Behavior of index(after:)

The documentation for func index(after i: Index) -> Index states that:

Parameters:
i: A valid index of the collection. i must be less than endIndex.

It does not however state what should happen when the method is called with endIndex. And there seem to be different kinds of behaviors depending on the exact collection type.

For example:

let string = "Hello, World!"
let pastEndIndex = string.index(after: string.endIndex)

... causes a runtime error:

error: Execution was interrupted, reason: EXC_BAD_INSTRUCTION

On the other hand:

let array = [1, 2, 3, 4]
let pastEndIndex = array.index(after: array.endIndex)

... executes without problems and even produces the "pseudo-correct" result that pastEndIndex == 5.


To me this looks like undefined behavior, which we tend to avoid in Swift. I feel like String's behavior is good, because it enforces the semantics of index(after:) in a sensible way. And I think Array's implementation should take the same approach of trapping on invalid inputs.

Any thoughts on this?

5 Likes

This could be one of the behaviours that can only reasonably be enforced in a best-effort way for an arbitrary collection, like only using an index with the collection it came from or index invalidation on mutation. e.g. for some collections it could be too expensive to perform this check, though I don't have any examples to hand. In general you need to be careful not to misuse collection indices.

For Array specifically, it could probably trap in this case (at least in -Onone) but it's not particularly dangerous to form an invalid Array index because it will just fail when you try to use it instead. Similar situations occur when manually calculating an Array index, where .endIndex + 1 - length / 2 might calculate an intermediate value for the index that is invalid, but end up at a valid index.
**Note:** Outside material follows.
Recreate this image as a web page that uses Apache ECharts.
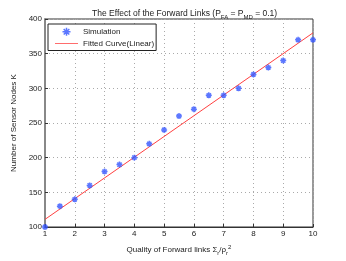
<!DOCTYPE html>
<html><head><meta charset="utf-8">
<script src="https://cdn.jsdelivr.net/npm/echarts@6/dist/echarts.min.js"></script>
<style>html,body{margin:0;padding:0;background:#fff}#c{width:346px;height:261px}</style>
</head><body><div id="c"></div>
<script>
const xValues = [1,1.5,2,2.5,3,3.5,4,4.5,5,5.5,6,6.5,7,7.5,8,8.5,9,9.5,10];
const simValues = [100,130,140,160,180,190,200,220,240,260,270,290,290,300,320,330,340,370,370];
const fitX = [1,10];
const fitY = [111,380];
const xTicks = [1,2,3,4,5,6,7,8,9,10];
const yTicks = [100,150,200,250,300,350,400];

const F = 'Liberation Sans, Arial, sans-serif';
const star = 'path://M0,-10L0,10M-10,0L10,0M-7,-7L7,7M-7,7L7,-7';
const chart = echarts.init(document.getElementById('c'));
chart.setOption({
  animation:false,
  title:{
    text:'The Effect of the Forward Links (P{s|FA} = P{s|MD} = 0.1)',
    left:87, top:3,
    textStyle:{fontFamily:F,fontSize:8.5,fontWeight:'normal',color:'#222',
      rich:{s:{fontFamily:F,fontSize:6,verticalAlign:'bottom',padding:[6,0,0,0],color:'#222'}}}
  },
  grid:{left:45,right:33,top:19,bottom:29,show:true,borderColor:'#333',borderWidth:1,backgroundColor:'#fff'},
  legend:{
    left:48, top:24, orient:'vertical', backgroundColor:'#fff',
    borderColor:'#222', borderWidth:1, padding:[3,2,3,7], itemGap:3,
    itemWidth:23, itemHeight:8,
    textStyle:{fontFamily:F,fontSize:8,color:'#222'},
    data:[
      {name:'Simulation', icon:star, itemStyle:{color:'rgba(0,0,0,0)',borderColor:'#3355ff',borderWidth:1.5}},
      {name:'Fitted Curve(Linear)', icon:'path://M0,0L30,0L30,1L0,1Z', itemStyle:{color:'#ff4040',borderWidth:0}}
    ]
  },
  xAxis:{
    type:'value', min:1, max:10, interval:1,
    name:'Quality of Forward links Σ{s|r}/ρ{s|r}{p|2}', nameLocation:'middle', nameGap:17,
    nameTextStyle:{fontFamily:F,fontSize:8,color:'#222',
      rich:{s:{fontFamily:F,fontSize:6,verticalAlign:'bottom',padding:[5,0,0,0],color:'#222'},
            p:{fontFamily:F,fontSize:6,verticalAlign:'top',padding:[0,0,6,0],color:'#222'}}},
    axisLine:{lineStyle:{color:'#333'}},
    axisTick:{inside:true,length:3,lineStyle:{color:'#333'}},
    axisLabel:{fontFamily:F,fontSize:8,color:'#222',margin:3},
    splitLine:{show:true,lineStyle:{type:[1,3],color:'#aaa'}}
  },
  yAxis:{
    type:'value', min:100, max:400, interval:50,
    name:'Number of Sensor Nodes K', nameLocation:'middle', nameGap:21,
    nameTextStyle:{fontFamily:F,fontSize:8,color:'#222'},
    axisLine:{show:true,lineStyle:{color:'#888',width:2}},
    axisTick:{show:true,inside:true,length:3,lineStyle:{color:'#333'}},
    axisLabel:{fontFamily:F,fontSize:8,color:'#222',margin:3},
    splitLine:{show:true,lineStyle:{type:[1,3],color:'#aaa'}}
  },
  series:[
    {name:'Simulation', type:'scatter', symbol:star, symbolSize:6,
     itemStyle:{color:'rgba(0,0,0,0)',borderColor:'#3355ff',borderWidth:1.5},
     data:xValues.map((x,i)=>[x,simValues[i]]), z:3},
    {name:'Fitted Curve(Linear)', type:'line', symbol:'none',
     lineStyle:{color:'#ff4040',width:1},
     itemStyle:{color:'#ff4040'},
     data:fitX.map((x,i)=>[x,fitY[i]]), z:2}
  ]
});
</script></body></html>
This has been discussed before, and as @jawbroken alludes to, it was decided to leave this up to concrete types.

It’s not undefined behavior; the behavior is knowable for any concrete type and the compiler does not assume that incrementing past the end can never happen.

The protocol simply does not place its own semantic requirements for what the concrete behavior should be in that case. As a general rule, protocols only guarantee what they guarantee; it is a non-goal to specify the behavior in all cases for all conforming types.

It is reasonable, though, if a particular concrete type doesn’t document its own behavior to ask if that can be guaranteed.

6 Likes

Undefined behavior means something quite specific in C-family languages. This is not undefined behavior. It is unspecified behavior at the protocol level, but that does not introduce memory unsafety in the way that undefined behavior would, and concrete types should have fully-specified behavior.

I think it is reasonable for the protocol to recommend, but not require, certain behavior in cases like these, merely as guidance to implementors of conforming types ("if you don't have a good reason to do something else, do this")

4 Likes

This works:

let string = "Hello, World!"
let arrayOfString = Array(string)
let pastEndIndex = arrayOfString.index(after: arrayOfString.endIndex) //14

The crux of the behaviour observed in the original post lies in the difference between a String and an array. In my understanding, Strings can be treated like arrays in some senses (.count, and iterating over them, etc.), but not all functions that can be used with arrays can apply to Strings.

Check this out from "A Swift Tour" (see link below):

Each String value has an associated index type, String.Index, which corresponds to the position of each Character in the string. In order to determine which Character is at a particular position, you must iterate over each Unicode scalar from the start or end of that String.

Use the startIndex property to access the position of the first Character of a String. The endIndex property is the position after the last character in a String. As a result, the endIndex property isn't a valid argument to a string's subscript. If a String is empty, startIndex and endIndex are equal.
A Swift Tour

Of course, there are so many cases where Strings can be handled like arrays, as highlighted, I completely understand why one might scratch one's head - as we all have to varying degrees.

It could be worded better, but the argument to index(after:) must be a current index for the collection that refers to a valid element. The endIndex value does not qualify for the latter, and is just as illegal an input as a random state completely outside the bounds of indices. Using endIndex as an argument is a precondition violation; whether it actually triggers the Standard Library's run-time failure routines or does some other wacky code instead doesn't matter, since you're not supposed to use it as an input to begin with!

endIndex is a valid result, though; it must the result when the argument is the last-occurring element's index. (This means that it's a valid input argument to index(before:) for non-empty collections, where startIndex is an invalid input instead.)

Is there a reason why the Developer Documentation doesn't link to the Swift.org examples and documentation?